Catalog of catastrophe
While putting together a truly comprehensive “best of the worst” Soros prosecutors list could fill several volumes, here are just some highlights:
- Ten days after taking office, Portland DA Mike Schmidt (backed with $320,000 from Soros) announced that he’d refuse to prosecute rioters in the summer of 2020, and instead defended them. Even though rioting is a felony, he doesn’t prosecute those cases.
- He also refuses to prosecute individuals for “interfering with a peace officer, disorderly conduct in the second degree, criminal trespass in the first or second degree, escape in the third degree, and harassment and riot when it isn’t accompanied by a separate charge.”
- Philadelphia’s Larry Krasner (backed with nearly $1.5 million from Soros) dropped charges on more than 60% of shooting cases and 37% of illegal firearms cases in the two years after taking office in 2018. Not coincidentally, shootings and homicides have spiked since then. In 2020, Philadelphia prosecuted the lowest number of felony cases in 30 years — even though the city saw 499 homicides, more than New York has with five times the population. For reference, there were 351 homicides the year he took office. The city saw a record 562 homicides in 2021, and a slight decline to 516 in 2022, still much higher than when he took office.
- Soros spent $275,000 in California backing Contra Costa County DA Diana Becton, who was selected by a board of supervisors to serve the rest of the term of her predecessor, who was convicted of felony perjury. Part of the selection process to fill the vacancy included a questionnaire in which Becton repeatedly plagiarized responses, including Martin Luther King Jr. quotes she somehow thought wouldn’t get recognized. Three of five members of the board selected her anyway, and she later won a DA race in 2018. Becton had never served as a prosecutor before. Among the crimes that Becton won’t prosecute: graffiti, unless the graffiti offends her political sensibilities. After a couple allegedly painted over a Black Lives Matter mural, she filed three misdemeanor charges against them including violation of civil rights (a hate crime charge), vandalism, and possession of tools to commit vandalism.

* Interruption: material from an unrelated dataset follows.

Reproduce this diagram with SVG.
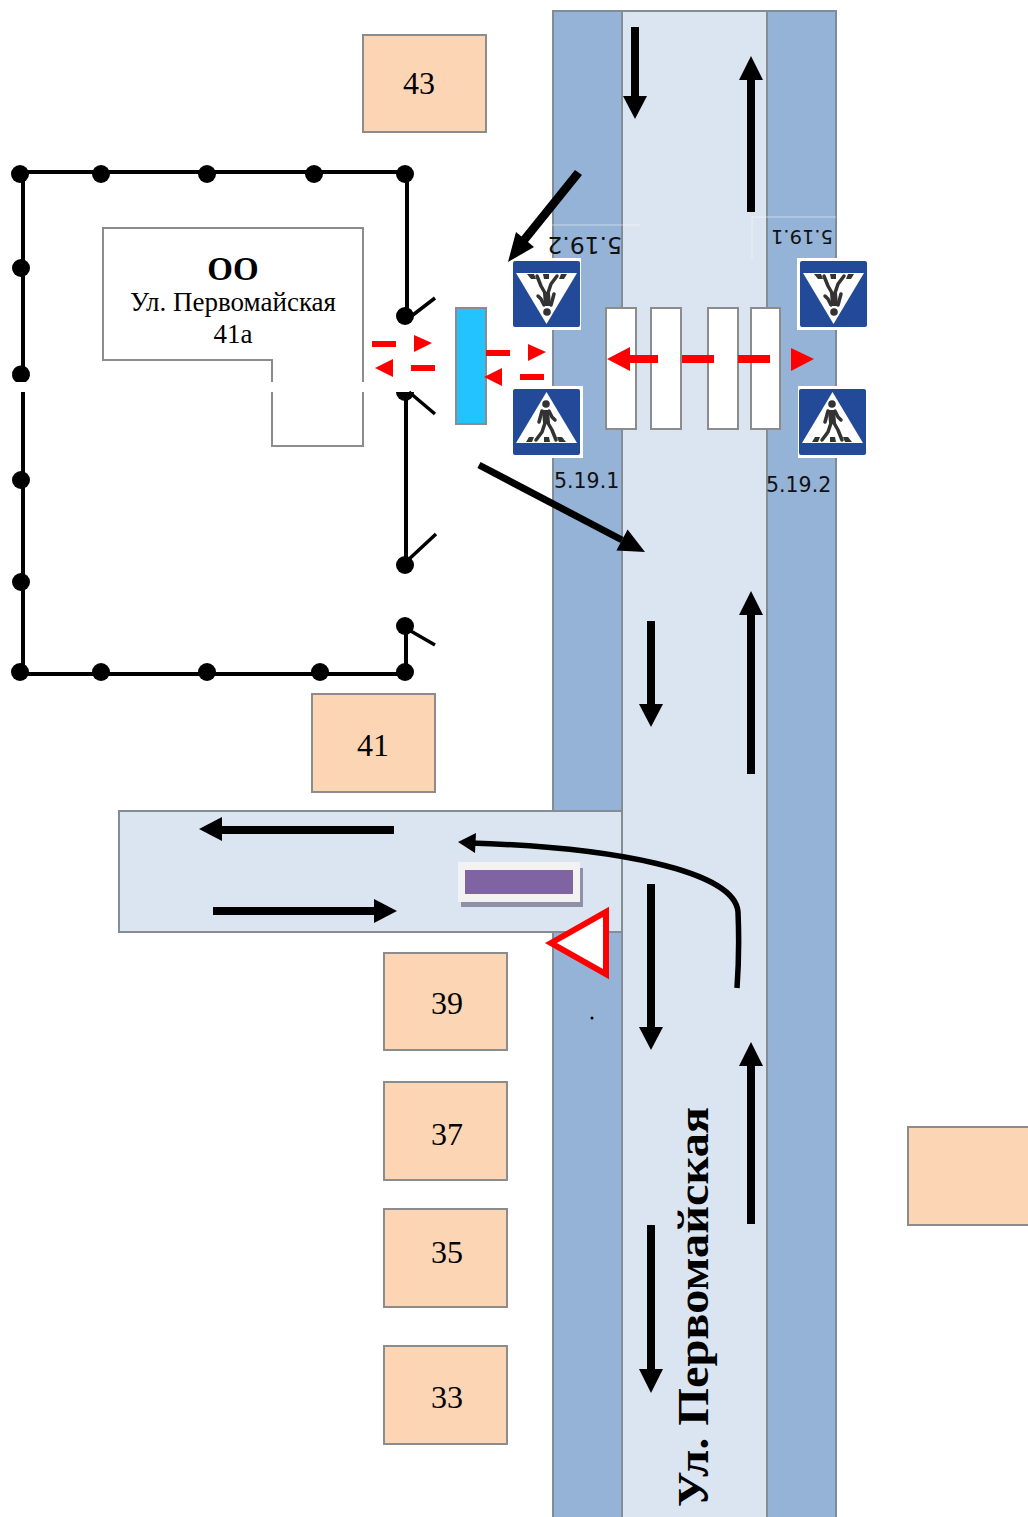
<svg xmlns="http://www.w3.org/2000/svg" width="1028" height="1517" viewBox="0 0 1028 1517">
<style>
.walk{fill:#95b3d7;stroke:#7f8c9a;stroke-width:2}
.road{fill:#dbe5f1;stroke:#858c94;stroke-width:2}
.house{fill:#fcd5b5;stroke:#8c8c8c;stroke-width:2}
.num{font-family:"Liberation Serif",serif;font-size:32px;fill:#000;text-anchor:middle}
.stripe{fill:#fff;stroke:#8c8c8c;stroke-width:2}
.fence{fill:none;stroke:#000;stroke-width:4}
.gate{fill:none;stroke:#000;stroke-width:3.5}
.red{fill:#f00}
.lbl{font-family:"DejaVu Sans",sans-serif;font-size:20.500px;fill:#111}
.ped{fill:#333}
.pedl{fill:none;stroke:#333;stroke-width:3.500;stroke-linecap:round;stroke-linejoin:round}
</style>
<defs>
<g id="sign">
<rect x="-1" y="-3" width="71" height="72" fill="#fff"/>
<rect x="0" y="0" width="67" height="66" rx="2" fill="#224a98"/>
<path d="M33.500 3L64 54H3Z" fill="#fff"/>
<path d="M13 53l3-5h5l-2 5zM31 53l0-5h5l1 5zM46 53l-2-5h5l4 5z" fill="#333"/>
<circle cx="33" cy="15" r="3.800" class="ped"/>
<path d="M29 21h7l1 13h-7z" class="ped"/>
<path d="M29 22l-3 11M36 22l3 6 3 3M32 34l-3 9-6 8M35 34l4 7 4 10" class="pedl"/>
</g>
</defs>

<g id="road">
<rect class="walk" x="553" y="11" width="283" height="1510"/>
<rect class="road" x="622" y="11" width="145" height="1510"/>
</g>

<g id="side-road">
<rect class="road" x="119" y="811" width="503" height="121"/>
</g>

<g id="house-43"><rect class="house" x="363" y="35" width="123" height="97"/><text class="num" x="419" y="94">43</text></g>
<g id="house-41"><rect class="house" x="312" y="694" width="123" height="98"/><text class="num" x="373" y="756">41</text></g>
<g id="house-39"><rect class="house" x="384" y="953" width="123" height="97"/><text class="num" x="447" y="1014">39</text></g>
<g id="house-37"><rect class="house" x="384" y="1082" width="123" height="98"/><text class="num" x="447" y="1145">37</text></g>
<g id="house-35"><rect class="house" x="384" y="1209" width="123" height="98"/><text class="num" x="447" y="1263">35</text></g>
<g id="house-33"><rect class="house" x="384" y="1346" width="123" height="98"/><text class="num" x="447" y="1408">33</text></g>
<g id="house-right"><rect class="house" x="908" y="1127" width="125" height="98"/></g>

<g id="school">
<path d="M272 382V360H103V228H363V382M272 392V446H363V392" fill="#fff" stroke="#8c8c8c" stroke-width="2"/>
<text x="233" y="280" font-family="Liberation Serif,serif" font-size="33" font-weight="bold" text-anchor="middle">ОО</text>
<text x="233" y="311" font-family="Liberation Serif,serif" font-size="27" text-anchor="middle">Ул. Первомайская</text>
<text x="233" y="343" font-family="Liberation Serif,serif" font-size="27" text-anchor="middle">41а</text>
</g>

<g id="fence">
<path class="fence" d="M407 316V172H23V382M23 392V674H406V626M406 565V396"/>
<g fill="#000">
<circle cx="20" cy="174" r="9"/><circle cx="101" cy="174" r="9"/><circle cx="207" cy="174" r="9"/><circle cx="314" cy="174" r="9"/><circle cx="405" cy="174" r="9"/>
<circle cx="21" cy="268" r="9"/><circle cx="21" cy="480" r="9"/><circle cx="21" cy="582" r="9"/>
<circle cx="20" cy="672" r="9"/><circle cx="101" cy="672" r="9"/><circle cx="207" cy="672" r="9"/><circle cx="320" cy="672" r="9"/><circle cx="405" cy="672" r="9"/>
<circle cx="405" cy="316" r="9"/><circle cx="405" cy="565" r="9"/><circle cx="405" cy="626" r="9"/>
<path d="M16 382A9 9 0 1 1 26 382Z"/>
<path d="M396 392h18a9 9 0 0 1-18 0z"/>
</g>
<path class="gate" d="M409 318L435 298M409 392L435 414M407 561L436 534M409 630L435 645"/>
</g>

<g id="bus-stop">
<rect x="461" y="868" width="122" height="39" fill="#8f8fa8"/>
<rect x="458" y="862" width="122" height="40" fill="#f2f2f2"/>
<rect x="465" y="870" width="108" height="24" fill="#8064a2"/>
</g>

<g id="island"><rect x="456" y="308" width="30" height="116" fill="#22c3ff" stroke="#8c8c8c" stroke-width="2"/></g>

<g id="crossing">
<rect class="stripe" x="606" y="308" width="30" height="121"/>
<rect class="stripe" x="651" y="308" width="30" height="121"/>
<rect class="stripe" x="708" y="308" width="30" height="121"/>
<rect class="stripe" x="751" y="308" width="29" height="121"/>
</g>

<g id="signs">
<use href="#sign" x="513" y="389"/>
<use href="#sign" x="799" y="389"/>
<use href="#sign" transform="translate(580 327) rotate(180)"/>
<use href="#sign" transform="translate(867 327) rotate(180)"/>
<path d="M535 258V225H640M752 258V217H836" fill="none" stroke="#fff" stroke-opacity=".5"/>
<text class="lbl" x="554" y="488">5.19.1</text>
<text class="lbl" x="766" y="492">5.19.2</text>
<text class="lbl" transform="translate(622 237) rotate(180)" style="font-size:23.500px">5.19.2</text>
<text class="lbl" transform="translate(833 230) rotate(180)" style="font-size:19.500px">5.19.1</text>
</g>

<g id="yield-sign"><path d="M551 943L606 912V974Z" fill="#fff" stroke="#f00" stroke-width="6"/></g>
<circle cx="592" cy="1018" r="1.500" fill="#000"/>

<g id="connectors">
<g fill="#000">
<path d="M631 27h8v72h-8z"/><path d="M623 96h24l-12 23z"/>
<path d="M747 212h8V78h-8z"/><path d="M739 80h24l-12-24z"/>
<path d="M647 621h8v85h-8z"/><path d="M639 704h24l-12 23z"/>
<path d="M747 774h8V612h-8z"/><path d="M739 615h24l-12-24z"/>
<path d="M647 884h8v145h-8z"/><path d="M639 1027h24l-12 23z"/>
<path d="M747 1224h8V1063h-8z"/><path d="M739 1066h24l-12-24z"/>
<path d="M647 1225h8v146h-8z"/><path d="M639 1369h24l-12 24z"/>
<path d="M394 826v8H220v-8z"/><path d="M222 817v24l-23-12z"/>
<path d="M213 907v8H376v-8z"/><path d="M374 899v24l23-12z"/>
<path d="M575 170l7 5-58 72-7-5z"/><path d="M508 262l8-30 18 15z"/>
<path d="M477.400 468.100L480.600 461.900L623.600 536.900L620.400 543.100Z"/><path d="M645 552L616.400 550.600L627.600 529.400Z"/>
<path d="M458 842l18-9-1 20z"/>
</g>
<path d="M737 988C739 960 739 935 738 912C735 870 610 847 470 843" fill="none" stroke="#000" stroke-width="5.500"/>
<g class="red">
<rect x="372" y="341" width="24" height="6"/><path d="M414 335l18 8-18 9z"/>
<rect x="411" y="365" width="24" height="6"/><path d="M393 359l-18 9 18 9z"/>
<rect x="486" y="350" width="24" height="6"/><path d="M528 344l18 8-18 9z"/>
<rect x="520" y="374" width="24" height="6"/><path d="M502 368l-18 9 18 9z"/>
<rect x="630" y="355" width="28" height="8"/><path d="M607 359l23-12v24z"/>
<rect x="682" y="355" width="32" height="8"/>
<rect x="738" y="355" width="32" height="8"/>
<path d="M791 348l23 11-23 12z"/>
</g>
</g>

<text transform="translate(708 1507) rotate(-90)" font-family="Liberation Serif,serif" font-size="44" font-weight="bold" textLength="400" lengthAdjust="spacingAndGlyphs">Ул. Первомайская</text>
</svg>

- Soros backed Aramis Ayala to become Orlando’s state attorney for the Ninth Judicial Circuit Court of Florida, donating $1.4 million. In lieu of actual consequences, Ayala has sought to punish criminals like kindergartners by giving them an adult timeout and having their charges dropped in exchange for watching an educational video about resisting crimes and the dangers associated with breaking the law. Ironically, that very exercise teaches them that there aren’t many dangers associated with breaking the law.
Policy failures that kill
If the philosophy of progressive policing as advertised really worked, that shifting attention away from lesser offenses would decrease more serious crimes, we wouldn’t have seen the national crime wave that began in 2020 and has continued to this day, and it wouldn’t be especially pronounced in the exact cities following this philosophy.
Soros has spent millions backing these extreme criminal justice philosophies, but neither he nor the prosecutors he has backed have any regrets about the increases in property crime, disorder or even murder.